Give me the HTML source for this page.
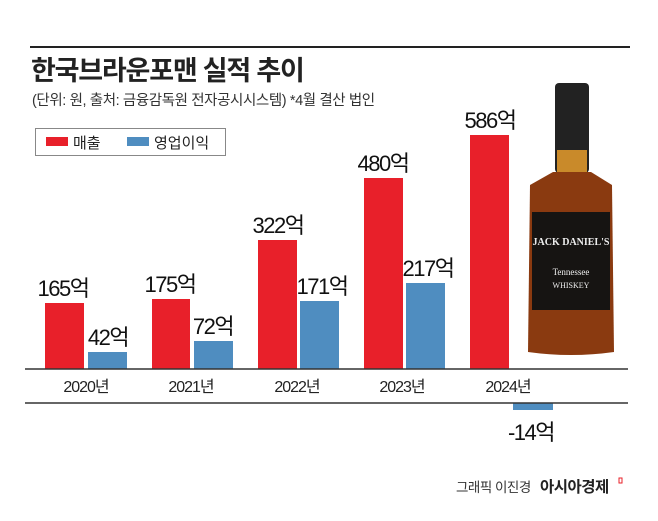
<!DOCTYPE html>
<html><head><meta charset="utf-8"><style>
body{margin:0;background:#fff;}
svg{display:block;font-family:"Liberation Sans","Noto Sans CJK KR",sans-serif;}
</style></head><body>
<svg width="658" height="521" viewBox="0 0 658 521">
<rect width="658" height="521" fill="#fff"/>
<line x1="30" y1="47" x2="630" y2="47" stroke="#222" stroke-width="2"/>
<text x="31" y="80" font-size="27" font-weight="bold" fill="#222" letter-spacing="-1.2">한국브라운포맨 실적 추이</text>
<text x="32" y="105" font-size="14.5" fill="#333" letter-spacing="-0.4">(단위: 원, 출처: 금융감독원 전자공시시스템)  *4월 결산 법인</text>
<rect x="35.5" y="128.5" width="190" height="27" fill="#fff" stroke="#888"/>
<rect x="46" y="137" width="22" height="9" fill="#e8202a"/>
<text x="73" y="148" font-size="15" fill="#222">매출</text>
<rect x="127" y="137" width="22" height="9" fill="#4f8dc0"/>
<text x="154" y="148" font-size="15" fill="#222">영업이익</text>
<g fill="#e8202a">
<rect x="45" y="303" width="39" height="66"/>
<rect x="152" y="299" width="38" height="70"/>
<rect x="258" y="240" width="39" height="129"/>
<rect x="364" y="178" width="39" height="191"/>
<rect x="470" y="135" width="39" height="234"/>
</g>
<g fill="#4f8dc0">
<rect x="88" y="352" width="39" height="17"/>
<rect x="194" y="341" width="39" height="28"/>
<rect x="300" y="301" width="39" height="68"/>
<rect x="406" y="283" width="39" height="86"/>
<rect x="513" y="403" width="40" height="7"/>
</g>
<g>
<rect x="555" y="83" width="34" height="90" rx="4" fill="#222"/>
<rect x="557" y="150" width="30" height="22" fill="#c98a2a"/>
<path d="M553 172 L591 172 L612 185 L614 352 Q571 358 528 352 L530 185 Z" fill="#8a3a10"/>
<rect x="532" y="212" width="78" height="98" fill="#161412"/>
<text x="571" y="245" font-size="10" font-weight="bold" fill="#eee" text-anchor="middle" font-family="Liberation Serif,serif">JACK DANIEL'S</text>
<text x="571" y="275" font-size="9" fill="#eee" text-anchor="middle" font-family="Liberation Serif,serif">Tennessee</text>
<text x="571" y="288" font-size="8" fill="#eee" text-anchor="middle" font-family="Liberation Serif,serif">WHISKEY</text>
</g>
<line x1="25" y1="369" x2="628" y2="369" stroke="#333" stroke-width="1.5"/>
<line x1="25" y1="403" x2="628" y2="403" stroke="#333" stroke-width="1.5"/>
<g font-size="16" fill="#222" text-anchor="middle" letter-spacing="-1">
<text x="86" y="392">2020년</text>
<text x="191" y="392">2021년</text>
<text x="297" y="392">2022년</text>
<text x="402" y="392">2023년</text>
<text x="508" y="392">2024년</text>
</g>
<g font-size="22" fill="#111" text-anchor="middle" letter-spacing="-1.5">
<text x="63" y="296">165억</text>
<text x="170" y="292">175억</text>
<text x="278" y="233">322억</text>
<text x="383" y="171">480억</text>
<text x="490" y="128">586억</text>
<text x="108" y="345">42억</text>
<text x="213" y="334">72억</text>
<text x="322" y="294">171억</text>
<text x="428" y="276">217억</text>
<text x="531" y="440">-14억</text>
</g>
<text x="456" y="492" font-size="13.5" fill="#333" letter-spacing="-0.5">그래픽 이진경</text>
<text x="540" y="492" font-size="15.5" font-weight="bold" fill="#222" letter-spacing="-0.5">아시아경제</text>
<rect x="619" y="478" width="3" height="5" fill="none" stroke="#e8202a" stroke-width="1"/>
</svg>
</body></html>
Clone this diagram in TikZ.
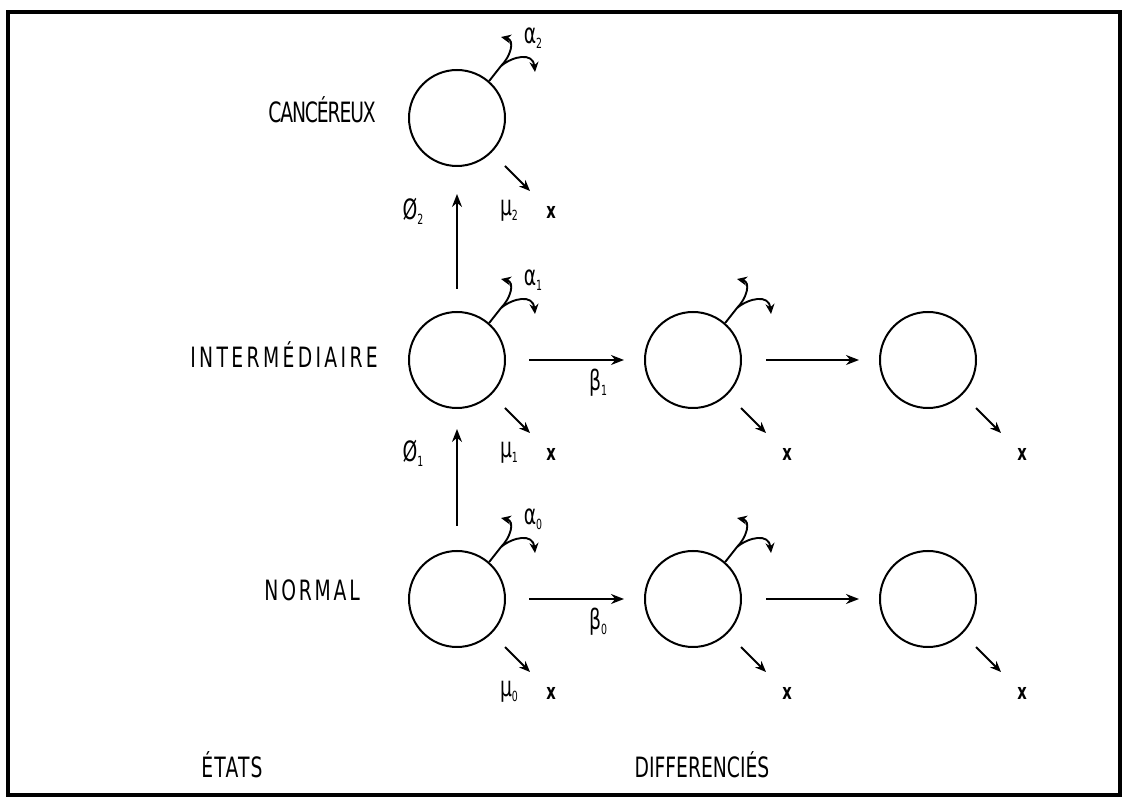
\documentclass[tikz,border=0pt]{standalone}
\usepackage{fontspec}
\newfontfamily\lettrage[FakeStretch=0.67]{DejaVu Sans}
\newcommand{\indice}[1]{\raisebox{-5pt}{\fontsize{14}{14}\selectfont#1}}
\usetikzlibrary{calc,arrows.meta,positioning}
\tikzset{
  cellule/.style={circle, draw, line width=2pt, minimum size=96pt, inner sep=0pt},
  etat/.style={font=\lettrage\fontsize{28}{30}\selectfont, inner sep=0pt},
  fleche/.style={-{Stealth[length=13pt,width=10pt]}, line width=1.8pt},
  perte/.style={-{Stealth[length=11pt,width=9pt]}, line width=2pt},
  boucle/.style={-{Stealth[length=10pt,width=9pt]}, line width=1.9pt},
  taux/.style={font=\lettrage\fontsize{28}{30}\selectfont, inner sep=0pt},
  mort/.style={font=\lettrage\bfseries\fontsize{22}{24}\selectfont, inner sep=0pt}
}

\begin{document}
\begin{tikzpicture}[x=1pt, y=1pt]
	\useasboundingbox (0,0) rectangle (1122,800);
	\draw[line width=3.2pt] (8,5) rectangle (1120,788);

	% cellules souches
	\node[cellule] (I1) at (457,440) {};
	\node[cellule, above=144pt of I1] (C2) {};
	\node[cellule, below=141pt of I1] (N0) {};
	% cellules differenciees
	\node[cellule, right=138pt of I1] (I2) {};
	\node[cellule, right=137pt of I2] (I3) {};
	\node[cellule, right=138pt of N0] (N2) {};
	\node[cellule, right=137pt of N2] (N3) {};

	% etats
	\node[etat, anchor=east] (tc) at (376,690) {\addfontfeature{LetterSpace=-4}CANCÉREUX};
	\node[etat, anchor=east] (ti) at (378,445) {\addfontfeature{LetterSpace=12}INTERMÉDIAIRE};
	\node[etat, anchor=east] (tn) at (360,210) {\addfontfeature{LetterSpace=10}NORMAL};
	\node[etat] (te) at (232,35) {\addfontfeature{LetterSpace=4}ÉTATS};
	\node[etat] (td) at (702,35) {DIFFERENCIÉS};

	% transitions
	\draw[fleche, shorten <=22pt, shorten >=27pt] (I1) -- (C2);
	\draw[fleche, shorten <=24pt, shorten >=20pt] (N0) -- (I1);
	\draw[fleche, shorten <=23pt, shorten >=20pt] (I1) -- (I2);
	\draw[fleche, shorten <=24pt, shorten >=20pt] (I2) -- (I3);
	\draw[fleche, shorten <=23pt, shorten >=20pt] (N0) -- (N2);
	\draw[fleche, shorten <=24pt, shorten >=20pt] (N2) -- (N3);

	\node[taux] (phi2) at ($(C2)+(-44,-93)$) {Ø\indice{2}};
	\node[taux] (phi1) at ($(I1)+(-44,-93)$) {Ø\indice{1}};
	\node[taux] (beta1) at ($(I1)+(141,-23)$) {β\indice{1}};
	\node[taux] (beta0) at ($(N0)+(141,-23)$) {β\indice{0}};

	% renouvellement et mort
	\foreach \c/\i in {C2/2, I1/1, N0/0} {
		\node[taux] (alpha\i) at ($(\c)+(76,80)$) {α\indice{\i}};
		\node[taux] (mu\i) at ($(\c)+(52,-93)$) {μ\indice{\i}};
	}
	\foreach \c in {C2,I1,N0,I2,N2} {
		\draw[line width=1.9pt] (\c.49) -- ($(\c)+(44,52)$) coordinate (r\c);
		\draw[boucle] (r\c) .. controls ($(\c)+(54,62)$) and ($(\c)+(58,78)$) .. ($(\c)+(44,81)$);
		\draw[boucle] (r\c) .. controls ($(\c)+(56,62)$) and ($(\c)+(76,66)$) .. ($(\c)+(78,46)$);
	}
	\foreach \c in {C2,I1,N0,I2,I3,N2,N3} {
		\draw[perte] ($(\c)+(48,-48)$) -- ($(\c)+(73,-73)$);
		\node[mort] (x\c) at ($(\c)+(94,-94)$) {x};
	}
\end{tikzpicture}
\end{document}
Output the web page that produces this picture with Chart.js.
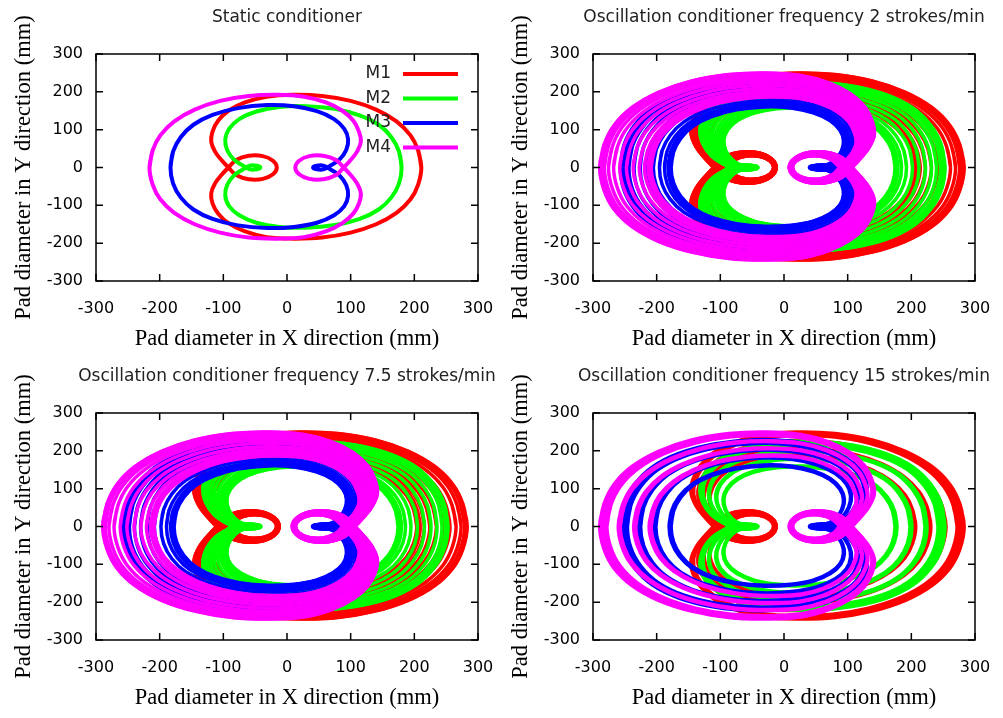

______

TASK DESCRIPTION
Do not copy the pictures, but repeat every line exactly.

CORRECT OUTPUT
Give me the HTML source for this page.
<!DOCTYPE html>
<html><head><meta charset="utf-8"><style>
body{margin:0;background:#fff;}
svg{display:block;font-family:"Liberation Sans","Noto Sans CJK KR",sans-serif;}
</style></head><body>
<svg width="658" height="521" viewBox="0 0 658 521">
<rect width="658" height="521" fill="#fff"/>
<line x1="30" y1="47" x2="630" y2="47" stroke="#222" stroke-width="2"/>
<text x="31" y="80" font-size="27" font-weight="bold" fill="#222" letter-spacing="-1.2">한국브라운포맨 실적 추이</text>
<text x="32" y="105" font-size="14.5" fill="#333" letter-spacing="-0.4">(단위: 원, 출처: 금융감독원 전자공시시스템)  *4월 결산 법인</text>
<rect x="35.5" y="128.5" width="190" height="27" fill="#fff" stroke="#888"/>
<rect x="46" y="137" width="22" height="9" fill="#e8202a"/>
<text x="73" y="148" font-size="15" fill="#222">매출</text>
<rect x="127" y="137" width="22" height="9" fill="#4f8dc0"/>
<text x="154" y="148" font-size="15" fill="#222">영업이익</text>
<g fill="#e8202a">
<rect x="45" y="303" width="39" height="66"/>
<rect x="152" y="299" width="38" height="70"/>
<rect x="258" y="240" width="39" height="129"/>
<rect x="364" y="178" width="39" height="191"/>
<rect x="470" y="135" width="39" height="234"/>
</g>
<g fill="#4f8dc0">
<rect x="88" y="352" width="39" height="17"/>
<rect x="194" y="341" width="39" height="28"/>
<rect x="300" y="301" width="39" height="68"/>
<rect x="406" y="283" width="39" height="86"/>
<rect x="513" y="403" width="40" height="7"/>
</g>
<g>
<rect x="555" y="83" width="34" height="90" rx="4" fill="#222"/>
<rect x="557" y="150" width="30" height="22" fill="#c98a2a"/>
<path d="M553 172 L591 172 L612 185 L614 352 Q571 358 528 352 L530 185 Z" fill="#8a3a10"/>
<rect x="532" y="212" width="78" height="98" fill="#161412"/>
<text x="571" y="245" font-size="10" font-weight="bold" fill="#eee" text-anchor="middle" font-family="Liberation Serif,serif">JACK DANIEL'S</text>
<text x="571" y="275" font-size="9" fill="#eee" text-anchor="middle" font-family="Liberation Serif,serif">Tennessee</text>
<text x="571" y="288" font-size="8" fill="#eee" text-anchor="middle" font-family="Liberation Serif,serif">WHISKEY</text>
</g>
<line x1="25" y1="369" x2="628" y2="369" stroke="#333" stroke-width="1.5"/>
<line x1="25" y1="403" x2="628" y2="403" stroke="#333" stroke-width="1.5"/>
<g font-size="16" fill="#222" text-anchor="middle" letter-spacing="-1">
<text x="86" y="392">2020년</text>
<text x="191" y="392">2021년</text>
<text x="297" y="392">2022년</text>
<text x="402" y="392">2023년</text>
<text x="508" y="392">2024년</text>
</g>
<g font-size="22" fill="#111" text-anchor="middle" letter-spacing="-1.5">
<text x="63" y="296">165억</text>
<text x="170" y="292">175억</text>
<text x="278" y="233">322억</text>
<text x="383" y="171">480억</text>
<text x="490" y="128">586억</text>
<text x="108" y="345">42억</text>
<text x="213" y="334">72억</text>
<text x="322" y="294">171억</text>
<text x="428" y="276">217억</text>
<text x="531" y="440">-14억</text>
</g>
<text x="456" y="492" font-size="13.5" fill="#333" letter-spacing="-0.5">그래픽 이진경</text>
<text x="540" y="492" font-size="15.5" font-weight="bold" fill="#222" letter-spacing="-0.5">아시아경제</text>
<rect x="619" y="478" width="3" height="5" fill="none" stroke="#e8202a" stroke-width="1"/>
</svg>
</body></html>
Clone this diagram in TikZ.
\documentclass[tikz,border=0pt]{standalone}
\usepackage{fontspec}
\newfontfamily\lettrage[FakeStretch=0.67]{DejaVu Sans}
\newcommand{\indice}[1]{\raisebox{-5pt}{\fontsize{14}{14}\selectfont#1}}
\usetikzlibrary{calc,arrows.meta,positioning}
\tikzset{
  cellule/.style={circle, draw, line width=2pt, minimum size=96pt, inner sep=0pt},
  etat/.style={font=\lettrage\fontsize{28}{30}\selectfont, inner sep=0pt},
  fleche/.style={-{Stealth[length=13pt,width=10pt]}, line width=1.8pt},
  perte/.style={-{Stealth[length=11pt,width=9pt]}, line width=2pt},
  boucle/.style={-{Stealth[length=10pt,width=9pt]}, line width=1.9pt},
  taux/.style={font=\lettrage\fontsize{28}{30}\selectfont, inner sep=0pt},
  mort/.style={font=\lettrage\bfseries\fontsize{22}{24}\selectfont, inner sep=0pt}
}

\begin{document}
\begin{tikzpicture}[x=1pt, y=1pt]
	\useasboundingbox (0,0) rectangle (1122,800);
	\draw[line width=3.2pt] (8,5) rectangle (1120,788);

	% cellules souches
	\node[cellule] (I1) at (457,440) {};
	\node[cellule, above=144pt of I1] (C2) {};
	\node[cellule, below=141pt of I1] (N0) {};
	% cellules differenciees
	\node[cellule, right=138pt of I1] (I2) {};
	\node[cellule, right=137pt of I2] (I3) {};
	\node[cellule, right=138pt of N0] (N2) {};
	\node[cellule, right=137pt of N2] (N3) {};

	% etats
	\node[etat, anchor=east] (tc) at (376,690) {\addfontfeature{LetterSpace=-4}CANCÉREUX};
	\node[etat, anchor=east] (ti) at (378,445) {\addfontfeature{LetterSpace=12}INTERMÉDIAIRE};
	\node[etat, anchor=east] (tn) at (360,210) {\addfontfeature{LetterSpace=10}NORMAL};
	\node[etat] (te) at (232,35) {\addfontfeature{LetterSpace=4}ÉTATS};
	\node[etat] (td) at (702,35) {DIFFERENCIÉS};

	% transitions
	\draw[fleche, shorten <=22pt, shorten >=27pt] (I1) -- (C2);
	\draw[fleche, shorten <=24pt, shorten >=20pt] (N0) -- (I1);
	\draw[fleche, shorten <=23pt, shorten >=20pt] (I1) -- (I2);
	\draw[fleche, shorten <=24pt, shorten >=20pt] (I2) -- (I3);
	\draw[fleche, shorten <=23pt, shorten >=20pt] (N0) -- (N2);
	\draw[fleche, shorten <=24pt, shorten >=20pt] (N2) -- (N3);

	\node[taux] (phi2) at ($(C2)+(-44,-93)$) {Ø\indice{2}};
	\node[taux] (phi1) at ($(I1)+(-44,-93)$) {Ø\indice{1}};
	\node[taux] (beta1) at ($(I1)+(141,-23)$) {β\indice{1}};
	\node[taux] (beta0) at ($(N0)+(141,-23)$) {β\indice{0}};

	% renouvellement et mort
	\foreach \c/\i in {C2/2, I1/1, N0/0} {
		\node[taux] (alpha\i) at ($(\c)+(76,80)$) {α\indice{\i}};
		\node[taux] (mu\i) at ($(\c)+(52,-93)$) {μ\indice{\i}};
	}
	\foreach \c in {C2,I1,N0,I2,N2} {
		\draw[line width=1.9pt] (\c.49) -- ($(\c)+(44,52)$) coordinate (r\c);
		\draw[boucle] (r\c) .. controls ($(\c)+(54,62)$) and ($(\c)+(58,78)$) .. ($(\c)+(44,81)$);
		\draw[boucle] (r\c) .. controls ($(\c)+(56,62)$) and ($(\c)+(76,66)$) .. ($(\c)+(78,46)$);
	}
	\foreach \c in {C2,I1,N0,I2,I3,N2,N3} {
		\draw[perte] ($(\c)+(48,-48)$) -- ($(\c)+(73,-73)$);
		\node[mort] (x\c) at ($(\c)+(94,-94)$) {x};
	}
\end{tikzpicture}
\end{document}
Output the web page that produces this picture with Chart.js.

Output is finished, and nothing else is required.